Appeal from a judgment of the Erie County Court (Michael L. D’Amico, J.), rendered October 6, 2010. The judgment convicted defendant, upon a nonjury verdict, of grand larceny in the third degree, falsifying business records in the first degree (two counts), grand larceny in the fourth degree and offering a false instrument for filing in the first degree (two counts).
It is hereby ordered that the judgment so appealed from is unanimously modified as a matter of discretion in the interest of justice by reversing that part convicting defendant of offering a false instrument for filing in the first degree under count eight of the indictment and dismissing that count of the indictment and as modified the judgment is affirmed.
Memorandum: Defendant appeals from a judgment convicting him, upon a nonjury verdict, of one count each of grand larceny in the third degree (Penal Law § 155.35 [1]) and grand larceny in the fourth degree (§ 155.30 [1]), and two counts each of falsifying business records in the first degree (§ 175.10) and offering a false instrument for filing in the first degree (§ 175.35). At the outset, we note that defendant failed to preserve for our review his contention that counts seven and eight of the indictment, charging him with offering a false instrument for filing, are multiplicitous (see CPL 470.05 [2]). We nevertheless exercise our power to review that contention as a matter of discretion in the interest of justice (see CPL 470.15 [6] [a]) and, as the People correctly concede, we conclude that defendant’s contention has *1259merit. An indictment “is multiplicitous when a single offense is charged in more than one count” (People v Alonzo, 16 NY3d 267, 269 [2011]) and, here, those counts are multiplicitous because they are based on the same instrument and that instrument was offered for filing only once. We therefore modify the judgment accordingly.

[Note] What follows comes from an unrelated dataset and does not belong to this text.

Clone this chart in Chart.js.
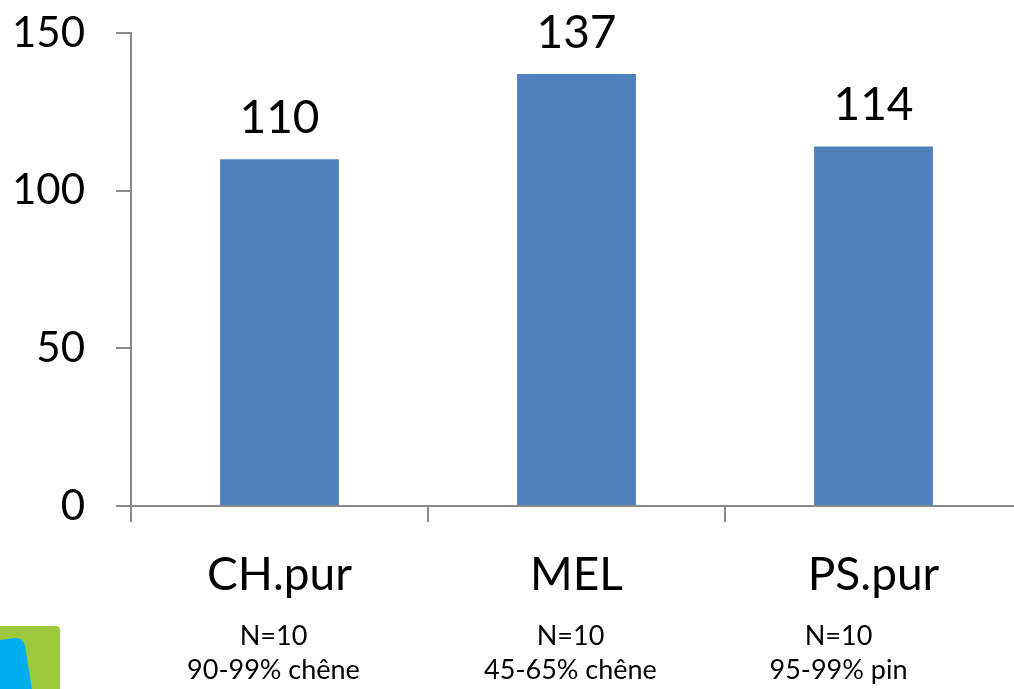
<!DOCTYPE html>
<html>
<head>
<meta charset="utf-8">
<script src="https://cdn.jsdelivr.net/npm/chart.js@4/dist/chart.umd.min.js"></script>
<style>
  html, body { margin: 0; padding: 0; background: #fff; overflow: hidden; }
  #wrap { width: 1026px; height: 689px; position: relative; }
</style>
</head>
<body>
<div id="wrap"><canvas id="chart"></canvas></div>
<script>
const categories = ['CH.pur', 'MEL', 'PS.pur'];
const values = [110, 137, 114];
const sampleSizes = ['N=10', 'N=10', 'N=10'];
const compositions = ['90-99% chêne', '45-65% chêne', '95-99% pin'];
const yTicks = [0, 50, 100, 150];

const FONT = 'Lato, "Open Sans", sans-serif';
const AXIS_GREY = '#898989';

// value above each bar
const valueLabels = {
    id: 'valueLabels',
    afterDatasetsDraw(chart) {
        const ctx = chart.ctx;
        const meta = chart.getDatasetMeta(0);
        ctx.save();
        ctx.font = '46px ' + FONT;
        ctx.fillStyle = '#000';
        ctx.textAlign = 'center';
        ctx.textBaseline = 'bottom';
        meta.data.forEach((bar, i) => {
            ctx.fillText(String(values[i]), bar.x, bar.y - 18);
        });
        ctx.restore();
    }
};

// sample size + composition under category names, plus corner logo
const subLabels = {
    id: 'subLabels',
    afterDraw(chart) {
        const ctx = chart.ctx;
        const x = chart.scales.x;
        ctx.save();
        ctx.font = '27px ' + FONT;
        ctx.fillStyle = '#000';
        ctx.textAlign = 'center';
        ctx.textBaseline = 'middle';
        categories.forEach((c, i) => {
            const px = x.getPixelForValue(i) - (i === 2 ? 35 : 6);
            ctx.fillText(sampleSizes[i], px, 636);
            ctx.fillText(compositions[i], px, 670);
        });

        // logo fragment
        ctx.fillStyle = '#9dc93c';
        ctx.beginPath();
        ctx.moveTo(0, 626);
        ctx.lineTo(56, 626);
        ctx.quadraticCurveTo(60, 626, 60, 630);
        ctx.lineTo(60, 689);
        ctx.lineTo(0, 689);
        ctx.closePath();
        ctx.fill();
        ctx.fillStyle = '#00aeef';
        ctx.beginPath();
        ctx.moveTo(0, 640);
        ctx.lineTo(14, 638);
        ctx.quadraticCurveTo(23, 637, 25, 646);
        ctx.lineTo(32, 689);
        ctx.lineTo(0, 689);
        ctx.closePath();
        ctx.fill();
        ctx.restore();
    }
};

new Chart(document.getElementById('chart'), {
    type: 'bar',
    data: {
        labels: categories,
        datasets: [{
            data: values,
            backgroundColor: '#4f81bd',
            barPercentage: 0.4,
            categoryPercentage: 1.0
        }]
    },
    options: {
        responsive: true,
        maintainAspectRatio: false,
        animation: false,
        layout: { padding: { top: 33, right: 4, left: 0, bottom: 0 } },
        plugins: { legend: { display: false }, tooltip: { enabled: false } },
        scales: {
            y: {
                min: 0,
                max: 150,
                afterBuildTicks: s => { s.ticks = yTicks.map(v => ({ value: v })); },
                afterFit: s => { s.width = 131; s.paddingTop = 0; s.paddingBottom = 0; },
                border: { color: AXIS_GREY, width: 2 },
                grid: { drawOnChartArea: false, color: AXIS_GREY, lineWidth: 2, tickLength: 15 },
                ticks: { color: '#000', font: { size: 42, family: FONT }, padding: 31 }
            },
            x: {
                afterFit: s => { s.height = 183; s.paddingLeft = 0; s.paddingRight = 0; },
                border: { color: AXIS_GREY, width: 2 },
                grid: { drawOnChartArea: false, color: AXIS_GREY, lineWidth: 2, tickLength: 16, offset: true },
                ticks: { color: '#000', font: { size: 46, family: FONT }, padding: 26, maxRotation: 0 }
            }
        }
    },
    plugins: [valueLabels, subLabels]
});
</script>
</body>
</html>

Defendant failed to preserve for our review his contention that the evidence is legally insufficient to support the conviction of offering a false instrument for filing under count seven of the indictment because in his motion for a trial order of dismissal he asserted only that there was no showing that a false instrument was filed (see People v Gray, 86 NY2d 10, 19 [1995]). In any event, that contention is without merit because “there is [a] valid line of reasoning and permissible inferences which could lead a rational person to the conclusion reached by [the factfinder] on the basis of the evidence at trial” (People v Bleakley, 69 NY2d 490, 495 [1987]). Moreover, we reject defendant’s further contentions that the verdict is against the weight of the evidence insofar as he was found guilty of offering a false instrument for filing in the first degree under count seven and grand larceny in the fourth degree under count six. Viewing the evidence in light of the elements of those crimes in this nonjury trial (see People v Danielson, 9 NY3d 342, 349 [2007]), we conclude that the verdict is not against the weight of the evidence (see generally Bleakley, 69 NY2d at 495). We have considered defendant’s remaining contentions and conclude that none requires reversal or further modification of the judgment. Present—Scudder, P.J., Fahey, Garni, Lindley and Sconiers, JJ.